— begin —

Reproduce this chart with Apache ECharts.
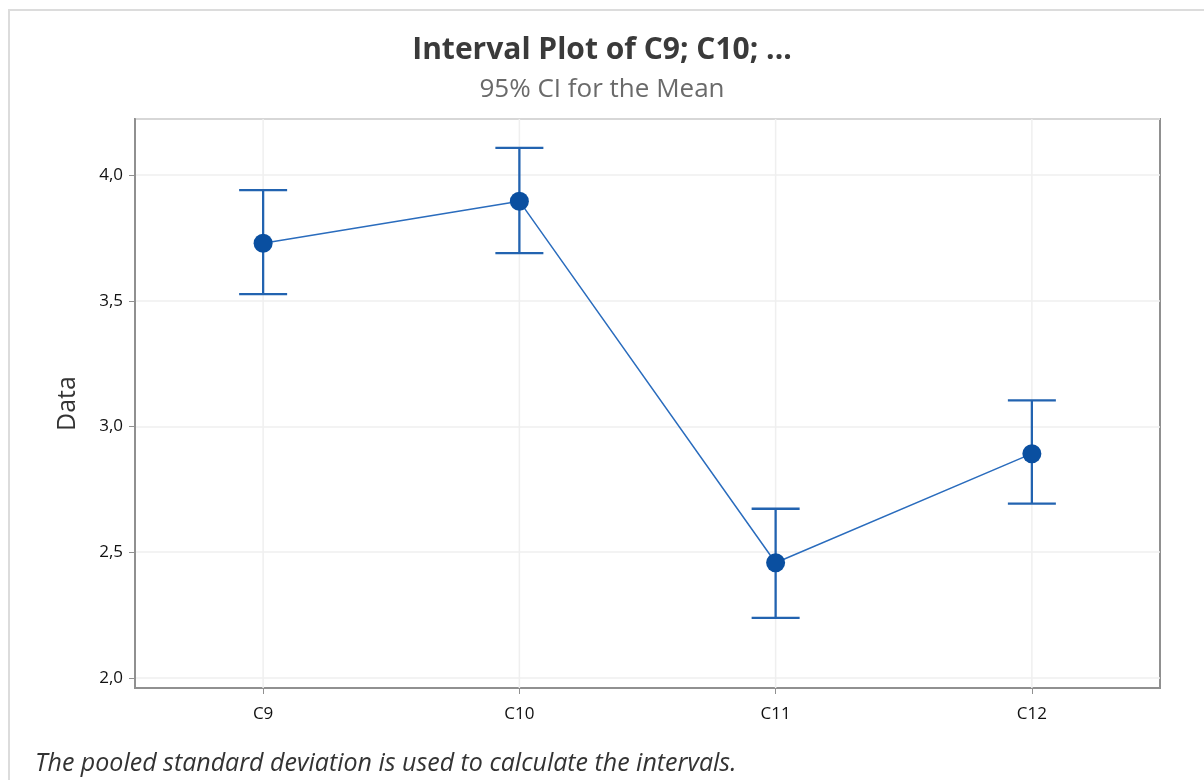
<!DOCTYPE html>
<html>
<head>
<meta charset="utf-8">
<script src="https://cdn.jsdelivr.net/npm/echarts@6/dist/echarts.min.js"></script>
<style>
  html, body { margin: 0; padding: 0; background: #fff; }
  #chart { width: 1204px; height: 780px; }
</style>
</head>
<body>
<div id="chart"></div>
<script>
// Columns and their 95% confidence intervals for the mean
const categories = ['C9', 'C10', 'C11', 'C12'];
const means = [3.729, 3.896, 2.458, 2.892];
const lowerCI = [3.526, 3.689, 2.239, 2.693];
const upperCI = [3.940, 4.108, 2.673, 3.104];

const titleText = 'Interval Plot of C9; C10; ...';
const subtitleText = '95% CI for the Mean';
const yAxisName = 'Data';
const footnote = 'The pooled standard deviation is used to calculate the intervals.';

const FONT = '"Open Sans", "Noto Sans", sans-serif';
const BAR_COLOR = '#2263b0';
const DOT_COLOR = '#0a4fa0';
const GRID_LINE = '#efefef';

const chart = echarts.init(document.getElementById('chart'), null, { renderer: 'canvas' });

const intervalData = categories.map((c, i) => [i, lowerCI[i], upperCI[i]]);

chart.setOption({
  backgroundColor: '#ffffff',
  animation: false,
  title: [
    {
      text: titleText,
      left: 'center',
      top: 30,
      textStyle: { fontFamily: FONT, fontSize: 30, fontWeight: 'bold', color: '#3a3a3a' }
    },
    {
      text: subtitleText,
      left: 'center',
      top: 72,
      textStyle: { fontFamily: FONT, fontSize: 26, fontWeight: 'normal', color: '#6a6a6a' }
    }
  ],
  graphic: [
    {
      type: 'rect',
      silent: true,
      z: -10,
      shape: { x: 9, y: 10, width: 1400, height: 1000 },
      style: { fill: 'none', stroke: '#dcdcdc', lineWidth: 2 }
    },
    {
      type: 'text',
      left: 35,
      top: 751,
      style: {
        text: footnote,
        fontFamily: FONT,
        fontSize: 25,
        fontStyle: 'italic',
        fill: '#333333'
      }
    }
  ],
  grid: {
    left: 135,
    top: 119,
    width: 1025,
    height: 569,
    show: true,
    borderColor: '#909090',
    borderWidth: 2,
    backgroundColor: '#ffffff'
  },
  xAxis: {
    type: 'category',
    data: categories,
    boundaryGap: true,
    axisLine: { show: true, lineStyle: { color: '#909090', width: 2 } },
    axisTick: { show: true, alignWithLabel: true, length: 6, lineStyle: { color: '#909090', width: 1 } },
    axisLabel: { fontFamily: FONT, fontSize: 17, fontWeight: 500, color: '#111', margin: 18 },
    splitLine: { show: false }
  },
  yAxis: {
    type: 'value',
    min: 1.9602,
    max: 4.2227,
    splitNumber: 5,
    name: yAxisName,
    nameLocation: 'middle',
    nameGap: 55,
    nameTextStyle: { fontFamily: FONT, fontSize: 25, color: '#333' },
    axisLine: { show: true, lineStyle: { color: '#909090', width: 2 } },
    axisTick: { show: true, length: 6, lineStyle: { color: '#909090', width: 1 } },
    axisLabel: {
      fontFamily: FONT,
      fontSize: 17,
      fontWeight: 500,
      color: '#111',
      margin: 12,
      showMinLabel: false,
      showMaxLabel: false,
      formatter: v => v.toFixed(1).replace('.', ',')
    },
    splitLine: { show: true, lineStyle: { color: GRID_LINE, width: 1.5 } }
  },
  series: [
    {
      // vertical reference line through each column, full plot height
      type: 'custom',
      name: 'columnLines',
      silent: true,
      data: categories.map((c, i) => [i]),
      z: 1,
      renderItem: function (params, api) {
        const cs = params.coordSys;
        const x = api.coord([api.value(0), 0])[0];
        return {
          type: 'line',
          shape: { x1: x, y1: cs.y, x2: x, y2: cs.y + cs.height },
          style: { stroke: GRID_LINE, lineWidth: 1.5 }
        };
      }
    },
    {
      type: 'custom',
      name: 'CI',
      data: intervalData,
      z: 3,
      renderItem: function (params, api) {
        const x = api.value(0);
        const lo = api.coord([x, api.value(1)]);
        const hi = api.coord([x, api.value(2)]);
        const half = 24;
        const style = { stroke: BAR_COLOR, lineWidth: 2.3 };
        return {
          type: 'group',
          children: [
            { type: 'line', shape: { x1: lo[0], y1: lo[1], x2: hi[0], y2: hi[1] }, style },
            { type: 'line', shape: { x1: hi[0] - half, y1: hi[1], x2: hi[0] + half, y2: hi[1] }, style },
            { type: 'line', shape: { x1: lo[0] - half, y1: lo[1], x2: lo[0] + half, y2: lo[1] }, style }
          ]
        };
      }
    },
    {
      type: 'line',
      name: 'Mean',
      data: means,
      z: 4,
      symbol: 'circle',
      symbolSize: 19,
      showSymbol: true,
      lineStyle: { color: '#2a6cbd', width: 1.5 },
      itemStyle: { color: DOT_COLOR, borderWidth: 0 }
    }
  ]
});
</script>
</body>
</html>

— end —

Task prompt
Repeat the listing in full and exactly. Do not include any images.

Exercise response
Reproduce this chart with Apache ECharts.
<!DOCTYPE html>
<html>
<head>
<meta charset="utf-8">
<script src="https://cdn.jsdelivr.net/npm/echarts@6/dist/echarts.min.js"></script>
<style>
  html, body { margin: 0; padding: 0; background: #fff; }
  #chart { width: 1204px; height: 780px; }
</style>
</head>
<body>
<div id="chart"></div>
<script>
// Columns and their 95% confidence intervals for the mean
const categories = ['C9', 'C10', 'C11', 'C12'];
const means = [3.729, 3.896, 2.458, 2.892];
const lowerCI = [3.526, 3.689, 2.239, 2.693];
const upperCI = [3.940, 4.108, 2.673, 3.104];

const titleText = 'Interval Plot of C9; C10; ...';
const subtitleText = '95% CI for the Mean';
const yAxisName = 'Data';
const footnote = 'The pooled standard deviation is used to calculate the intervals.';

const FONT = '"Open Sans", "Noto Sans", sans-serif';
const BAR_COLOR = '#2263b0';
const DOT_COLOR = '#0a4fa0';
const GRID_LINE = '#efefef';

const chart = echarts.init(document.getElementById('chart'), null, { renderer: 'canvas' });

const intervalData = categories.map((c, i) => [i, lowerCI[i], upperCI[i]]);

chart.setOption({
  backgroundColor: '#ffffff',
  animation: false,
  title: [
    {
      text: titleText,
      left: 'center',
      top: 30,
      textStyle: { fontFamily: FONT, fontSize: 30, fontWeight: 'bold', color: '#3a3a3a' }
    },
    {
      text: subtitleText,
      left: 'center',
      top: 72,
      textStyle: { fontFamily: FONT, fontSize: 26, fontWeight: 'normal', color: '#6a6a6a' }
    }
  ],
  graphic: [
    {
      type: 'rect',
      silent: true,
      z: -10,
      shape: { x: 9, y: 10, width: 1400, height: 1000 },
      style: { fill: 'none', stroke: '#dcdcdc', lineWidth: 2 }
    },
    {
      type: 'text',
      left: 35,
      top: 751,
      style: {
        text: footnote,
        fontFamily: FONT,
        fontSize: 25,
        fontStyle: 'italic',
        fill: '#333333'
      }
    }
  ],
  grid: {
    left: 135,
    top: 119,
    width: 1025,
    height: 569,
    show: true,
    borderColor: '#909090',
    borderWidth: 2,
    backgroundColor: '#ffffff'
  },
  xAxis: {
    type: 'category',
    data: categories,
    boundaryGap: true,
    axisLine: { show: true, lineStyle: { color: '#909090', width: 2 } },
    axisTick: { show: true, alignWithLabel: true, length: 6, lineStyle: { color: '#909090', width: 1 } },
    axisLabel: { fontFamily: FONT, fontSize: 17, fontWeight: 500, color: '#111', margin: 18 },
    splitLine: { show: false }
  },
  yAxis: {
    type: 'value',
    min: 1.9602,
    max: 4.2227,
    splitNumber: 5,
    name: yAxisName,
    nameLocation: 'middle',
    nameGap: 55,
    nameTextStyle: { fontFamily: FONT, fontSize: 25, color: '#333' },
    axisLine: { show: true, lineStyle: { color: '#909090', width: 2 } },
    axisTick: { show: true, length: 6, lineStyle: { color: '#909090', width: 1 } },
    axisLabel: {
      fontFamily: FONT,
      fontSize: 17,
      fontWeight: 500,
      color: '#111',
      margin: 12,
      showMinLabel: false,
      showMaxLabel: false,
      formatter: v => v.toFixed(1).replace('.', ',')
    },
    splitLine: { show: true, lineStyle: { color: GRID_LINE, width: 1.5 } }
  },
  series: [
    {
      // vertical reference line through each column, full plot height
      type: 'custom',
      name: 'columnLines',
      silent: true,
      data: categories.map((c, i) => [i]),
      z: 1,
      renderItem: function (params, api) {
        const cs = params.coordSys;
        const x = api.coord([api.value(0), 0])[0];
        return {
          type: 'line',
          shape: { x1: x, y1: cs.y, x2: x, y2: cs.y + cs.height },
          style: { stroke: GRID_LINE, lineWidth: 1.5 }
        };
      }
    },
    {
      type: 'custom',
      name: 'CI',
      data: intervalData,
      z: 3,
      renderItem: function (params, api) {
        const x = api.value(0);
        const lo = api.coord([x, api.value(1)]);
        const hi = api.coord([x, api.value(2)]);
        const half = 24;
        const style = { stroke: BAR_COLOR, lineWidth: 2.3 };
        return {
          type: 'group',
          children: [
            { type: 'line', shape: { x1: lo[0], y1: lo[1], x2: hi[0], y2: hi[1] }, style },
            { type: 'line', shape: { x1: hi[0] - half, y1: hi[1], x2: hi[0] + half, y2: hi[1] }, style },
            { type: 'line', shape: { x1: lo[0] - half, y1: lo[1], x2: lo[0] + half, y2: lo[1] }, style }
          ]
        };
      }
    },
    {
      type: 'line',
      name: 'Mean',
      data: means,
      z: 4,
      symbol: 'circle',
      symbolSize: 19,
      showSymbol: true,
      lineStyle: { color: '#2a6cbd', width: 1.5 },
      itemStyle: { color: DOT_COLOR, borderWidth: 0 }
    }
  ]
});
</script>
</body>
</html>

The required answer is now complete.